>> START

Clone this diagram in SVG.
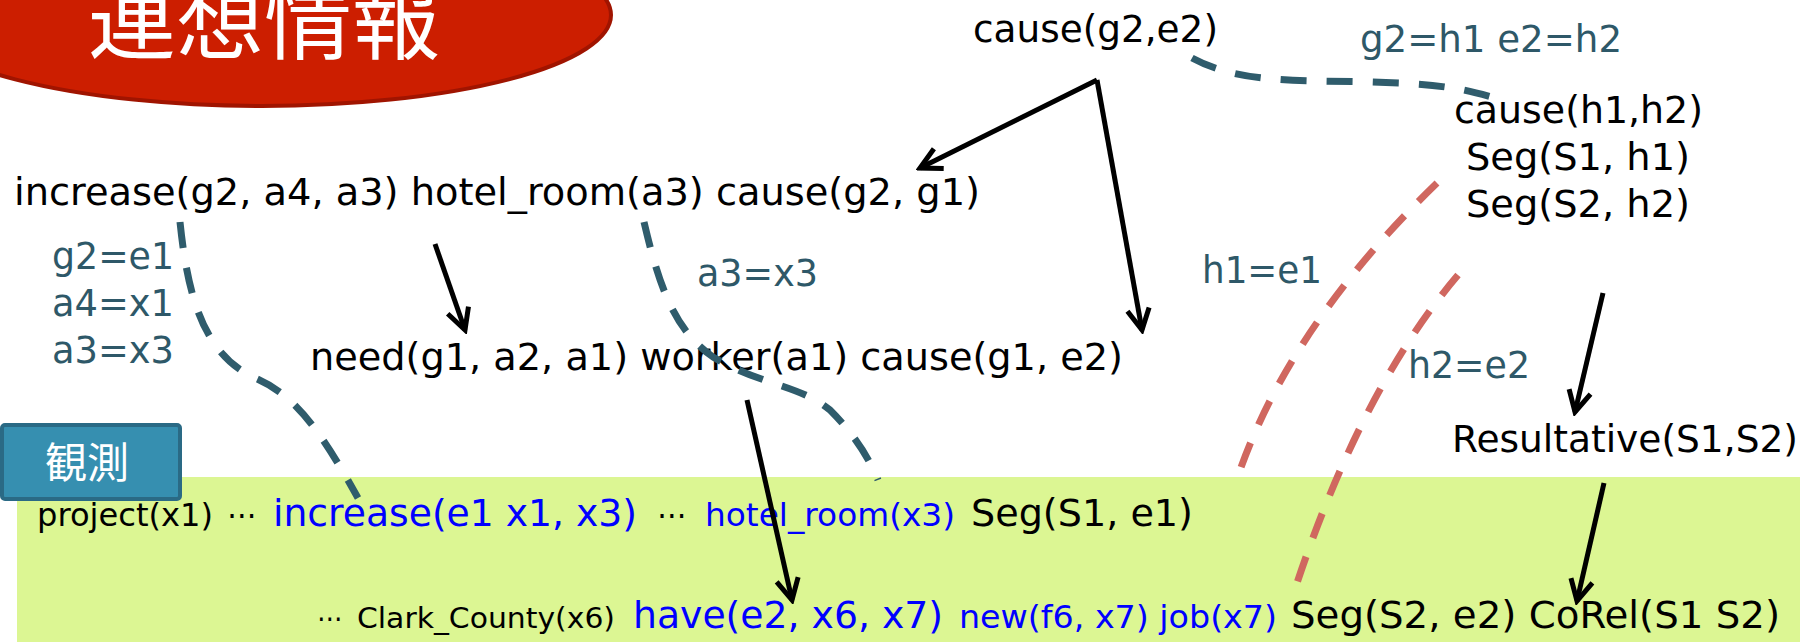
<svg xmlns="http://www.w3.org/2000/svg" width="1812" height="642" viewBox="0 0 1812 642">
<style>
.t{font-family:"DejaVu Sans","Liberation Sans",sans-serif;fill:#000}
.b{font-family:"DejaVu Sans","Liberation Sans",sans-serif;fill:#0000FF}
.l{font-family:"DejaVu Sans","Liberation Sans",sans-serif;fill:#2E5868}
.j{font-family:"Noto Sans CJK JP","Noto Sans CJK SC",sans-serif;fill:#fff}
.arr{stroke:#000;stroke-width:5;fill:none;marker-end:url(#ah)}
.td{stroke:#2F5C6C;stroke-width:7;fill:none;stroke-dasharray:26 20}
.rd{stroke:#D0675F;stroke-width:7;fill:none;stroke-dasharray:26 20}
</style>
<defs>
<marker id="ah" viewBox="-24 -14 28 28" refX="0" refY="0" markerWidth="28" markerHeight="28" markerUnits="userSpaceOnUse" orient="auto">
<path d="M-21,-11 L0,0 L-21,11" stroke="#000" stroke-width="5" fill="none"/>
</marker>
</defs>
<rect width="1812" height="642" fill="#fff"/>
<g id="title">
<ellipse cx="262" cy="15" rx="349" ry="91" fill="#CC1E00" stroke="#A01400" stroke-width="4"/>
<text class="j" x="88" y="52" font-size="88">連想情報</text>
</g>
<g id="observation">
<rect x="17" y="477" width="1783" height="165" fill="#DCF693"/>
<rect x="2" y="425" width="178" height="74" rx="3" fill="#368FB0" stroke="#2A6A85" stroke-width="4"/>
<text class="j" x="45" y="478" font-size="42">観測</text>
</g>
<g id="n-cause-g2e2"><text class="t" x="973" y="42" font-size="37" textLength="245" lengthAdjust="spacingAndGlyphs">cause(g2,e2)</text></g>
<g id="lbl-g2h1"><text class="l" x="1360" y="52" font-size="37" textLength="262" lengthAdjust="spacingAndGlyphs">g2=h1 e2=h2</text></g>
<g id="n-cause-h1h2">
<text class="t" x="1454" y="123" font-size="37" textLength="249" lengthAdjust="spacingAndGlyphs">cause(h1,h2)</text>
<text class="t" x="1466" y="170" font-size="37" textLength="224" lengthAdjust="spacingAndGlyphs">Seg(S1, h1)</text>
<text class="t" x="1466" y="217" font-size="37" textLength="224" lengthAdjust="spacingAndGlyphs">Seg(S2, h2)</text>
</g>
<g id="n-increase"><text class="t" x="14" y="205" font-size="37" textLength="966" lengthAdjust="spacingAndGlyphs">increase(g2, a4, a3) hotel_room(a3) cause(g2, g1)</text></g>
<g id="n-need"><text class="t" x="310" y="370" font-size="37" textLength="813" lengthAdjust="spacingAndGlyphs">need(g1, a2, a1) worker(a1) cause(g1, e2)</text></g>
<g id="lbl-left">
<text class="l" x="52" y="269" font-size="37" textLength="122" lengthAdjust="spacingAndGlyphs">g2=e1</text>
<text class="l" x="52" y="316" font-size="37" textLength="122" lengthAdjust="spacingAndGlyphs">a4=x1</text>
<text class="l" x="52" y="363" font-size="37" textLength="122" lengthAdjust="spacingAndGlyphs">a3=x3</text>
</g>
<g id="lbl-a3x3"><text class="l" x="697" y="286" font-size="37" textLength="121" lengthAdjust="spacingAndGlyphs">a3=x3</text></g>
<g id="lbl-h1e1"><text class="l" x="1202" y="283" font-size="37" textLength="120" lengthAdjust="spacingAndGlyphs">h1=e1</text></g>
<g id="lbl-h2e2"><text class="l" x="1408" y="378" font-size="37" textLength="122" lengthAdjust="spacingAndGlyphs">h2=e2</text></g>
<g id="n-resultative"><text class="t" x="1452" y="452" font-size="37" textLength="346" lengthAdjust="spacingAndGlyphs">Resultative(S1,S2)</text></g>
<g id="obs-line1">
<text class="t" x="37" y="526" font-size="32" textLength="176" lengthAdjust="spacingAndGlyphs">project(x1)</text>
<text class="t" x="227" y="526" font-size="32" textLength="30" lengthAdjust="spacingAndGlyphs">⋯</text>
<text class="b" x="273" y="526" font-size="38" textLength="364" lengthAdjust="spacingAndGlyphs">increase(e1 x1, x3)</text>
<text class="t" x="657" y="526" font-size="32" textLength="30" lengthAdjust="spacingAndGlyphs">⋯</text>
<text class="b" x="705" y="526" font-size="32" textLength="250" lengthAdjust="spacingAndGlyphs">hotel_room(x3)</text>
<text class="t" x="971" y="526" font-size="37" textLength="222" lengthAdjust="spacingAndGlyphs">Seg(S1, e1)</text>
</g>
<g id="obs-line2">
<text class="t" x="317" y="628" font-size="28" textLength="26" lengthAdjust="spacingAndGlyphs">⋯</text>
<text class="t" x="357" y="628" font-size="28" textLength="258" lengthAdjust="spacingAndGlyphs">Clark_County(x6)</text>
<text class="b" x="633" y="628" font-size="38" textLength="310" lengthAdjust="spacingAndGlyphs">have(e2, x6, x7)</text>
<text class="b" x="959" y="628" font-size="32" textLength="318" lengthAdjust="spacingAndGlyphs">new(f6, x7) job(x7)</text>
<text class="t" x="1291" y="628" font-size="37" textLength="489" lengthAdjust="spacingAndGlyphs">Seg(S2, e2) CoRel(S1 S2)</text>
</g>
<g id="connectors">
<line class="arr" x1="1097" y1="80" x2="920" y2="168"/>
<line class="arr" x1="1097" y1="80" x2="1142" y2="330"/>
<line class="arr" x1="435" y1="244" x2="465" y2="330"/>
<line class="arr" x1="747" y1="400" x2="792" y2="600"/>
<line class="arr" x1="1603" y1="293" x2="1575" y2="412"/>
<line class="arr" x1="1604" y1="483" x2="1577" y2="601"/>
<path class="td" d="M1192,58 C1240,84 1300,80 1370,82 S1460,88 1495,98"/>
<path class="td" d="M180,222 C188,300 205,355 255,378 C295,395 320,430 358,498"/>
<path class="td" d="M644,222 C660,290 675,330 713,357 C760,385 800,385 830,410 C855,435 870,460 878,480"/>
<path class="rd" d="M1437,183 Q1285,330 1235,485"/>
<path class="rd" d="M1458,275 Q1360,390 1293,595"/>
</g>
</svg>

>> END

▶ **INSTRUCTIONS FOR THE TASK**
Repeat the full listing above exactly, with no pictures in the copy.

▶ **REPLY**
Clone this diagram in SVG.
<svg xmlns="http://www.w3.org/2000/svg" width="1812" height="642" viewBox="0 0 1812 642">
<style>
.t{font-family:"DejaVu Sans","Liberation Sans",sans-serif;fill:#000}
.b{font-family:"DejaVu Sans","Liberation Sans",sans-serif;fill:#0000FF}
.l{font-family:"DejaVu Sans","Liberation Sans",sans-serif;fill:#2E5868}
.j{font-family:"Noto Sans CJK JP","Noto Sans CJK SC",sans-serif;fill:#fff}
.arr{stroke:#000;stroke-width:5;fill:none;marker-end:url(#ah)}
.td{stroke:#2F5C6C;stroke-width:7;fill:none;stroke-dasharray:26 20}
.rd{stroke:#D0675F;stroke-width:7;fill:none;stroke-dasharray:26 20}
</style>
<defs>
<marker id="ah" viewBox="-24 -14 28 28" refX="0" refY="0" markerWidth="28" markerHeight="28" markerUnits="userSpaceOnUse" orient="auto">
<path d="M-21,-11 L0,0 L-21,11" stroke="#000" stroke-width="5" fill="none"/>
</marker>
</defs>
<rect width="1812" height="642" fill="#fff"/>
<g id="title">
<ellipse cx="262" cy="15" rx="349" ry="91" fill="#CC1E00" stroke="#A01400" stroke-width="4"/>
<text class="j" x="88" y="52" font-size="88">連想情報</text>
</g>
<g id="observation">
<rect x="17" y="477" width="1783" height="165" fill="#DCF693"/>
<rect x="2" y="425" width="178" height="74" rx="3" fill="#368FB0" stroke="#2A6A85" stroke-width="4"/>
<text class="j" x="45" y="478" font-size="42">観測</text>
</g>
<g id="n-cause-g2e2"><text class="t" x="973" y="42" font-size="37" textLength="245" lengthAdjust="spacingAndGlyphs">cause(g2,e2)</text></g>
<g id="lbl-g2h1"><text class="l" x="1360" y="52" font-size="37" textLength="262" lengthAdjust="spacingAndGlyphs">g2=h1 e2=h2</text></g>
<g id="n-cause-h1h2">
<text class="t" x="1454" y="123" font-size="37" textLength="249" lengthAdjust="spacingAndGlyphs">cause(h1,h2)</text>
<text class="t" x="1466" y="170" font-size="37" textLength="224" lengthAdjust="spacingAndGlyphs">Seg(S1, h1)</text>
<text class="t" x="1466" y="217" font-size="37" textLength="224" lengthAdjust="spacingAndGlyphs">Seg(S2, h2)</text>
</g>
<g id="n-increase"><text class="t" x="14" y="205" font-size="37" textLength="966" lengthAdjust="spacingAndGlyphs">increase(g2, a4, a3) hotel_room(a3) cause(g2, g1)</text></g>
<g id="n-need"><text class="t" x="310" y="370" font-size="37" textLength="813" lengthAdjust="spacingAndGlyphs">need(g1, a2, a1) worker(a1) cause(g1, e2)</text></g>
<g id="lbl-left">
<text class="l" x="52" y="269" font-size="37" textLength="122" lengthAdjust="spacingAndGlyphs">g2=e1</text>
<text class="l" x="52" y="316" font-size="37" textLength="122" lengthAdjust="spacingAndGlyphs">a4=x1</text>
<text class="l" x="52" y="363" font-size="37" textLength="122" lengthAdjust="spacingAndGlyphs">a3=x3</text>
</g>
<g id="lbl-a3x3"><text class="l" x="697" y="286" font-size="37" textLength="121" lengthAdjust="spacingAndGlyphs">a3=x3</text></g>
<g id="lbl-h1e1"><text class="l" x="1202" y="283" font-size="37" textLength="120" lengthAdjust="spacingAndGlyphs">h1=e1</text></g>
<g id="lbl-h2e2"><text class="l" x="1408" y="378" font-size="37" textLength="122" lengthAdjust="spacingAndGlyphs">h2=e2</text></g>
<g id="n-resultative"><text class="t" x="1452" y="452" font-size="37" textLength="346" lengthAdjust="spacingAndGlyphs">Resultative(S1,S2)</text></g>
<g id="obs-line1">
<text class="t" x="37" y="526" font-size="32" textLength="176" lengthAdjust="spacingAndGlyphs">project(x1)</text>
<text class="t" x="227" y="526" font-size="32" textLength="30" lengthAdjust="spacingAndGlyphs">⋯</text>
<text class="b" x="273" y="526" font-size="38" textLength="364" lengthAdjust="spacingAndGlyphs">increase(e1 x1, x3)</text>
<text class="t" x="657" y="526" font-size="32" textLength="30" lengthAdjust="spacingAndGlyphs">⋯</text>
<text class="b" x="705" y="526" font-size="32" textLength="250" lengthAdjust="spacingAndGlyphs">hotel_room(x3)</text>
<text class="t" x="971" y="526" font-size="37" textLength="222" lengthAdjust="spacingAndGlyphs">Seg(S1, e1)</text>
</g>
<g id="obs-line2">
<text class="t" x="317" y="628" font-size="28" textLength="26" lengthAdjust="spacingAndGlyphs">⋯</text>
<text class="t" x="357" y="628" font-size="28" textLength="258" lengthAdjust="spacingAndGlyphs">Clark_County(x6)</text>
<text class="b" x="633" y="628" font-size="38" textLength="310" lengthAdjust="spacingAndGlyphs">have(e2, x6, x7)</text>
<text class="b" x="959" y="628" font-size="32" textLength="318" lengthAdjust="spacingAndGlyphs">new(f6, x7) job(x7)</text>
<text class="t" x="1291" y="628" font-size="37" textLength="489" lengthAdjust="spacingAndGlyphs">Seg(S2, e2) CoRel(S1 S2)</text>
</g>
<g id="connectors">
<line class="arr" x1="1097" y1="80" x2="920" y2="168"/>
<line class="arr" x1="1097" y1="80" x2="1142" y2="330"/>
<line class="arr" x1="435" y1="244" x2="465" y2="330"/>
<line class="arr" x1="747" y1="400" x2="792" y2="600"/>
<line class="arr" x1="1603" y1="293" x2="1575" y2="412"/>
<line class="arr" x1="1604" y1="483" x2="1577" y2="601"/>
<path class="td" d="M1192,58 C1240,84 1300,80 1370,82 S1460,88 1495,98"/>
<path class="td" d="M180,222 C188,300 205,355 255,378 C295,395 320,430 358,498"/>
<path class="td" d="M644,222 C660,290 675,330 713,357 C760,385 800,385 830,410 C855,435 870,460 878,480"/>
<path class="rd" d="M1437,183 Q1285,330 1235,485"/>
<path class="rd" d="M1458,275 Q1360,390 1293,595"/>
</g>
</svg>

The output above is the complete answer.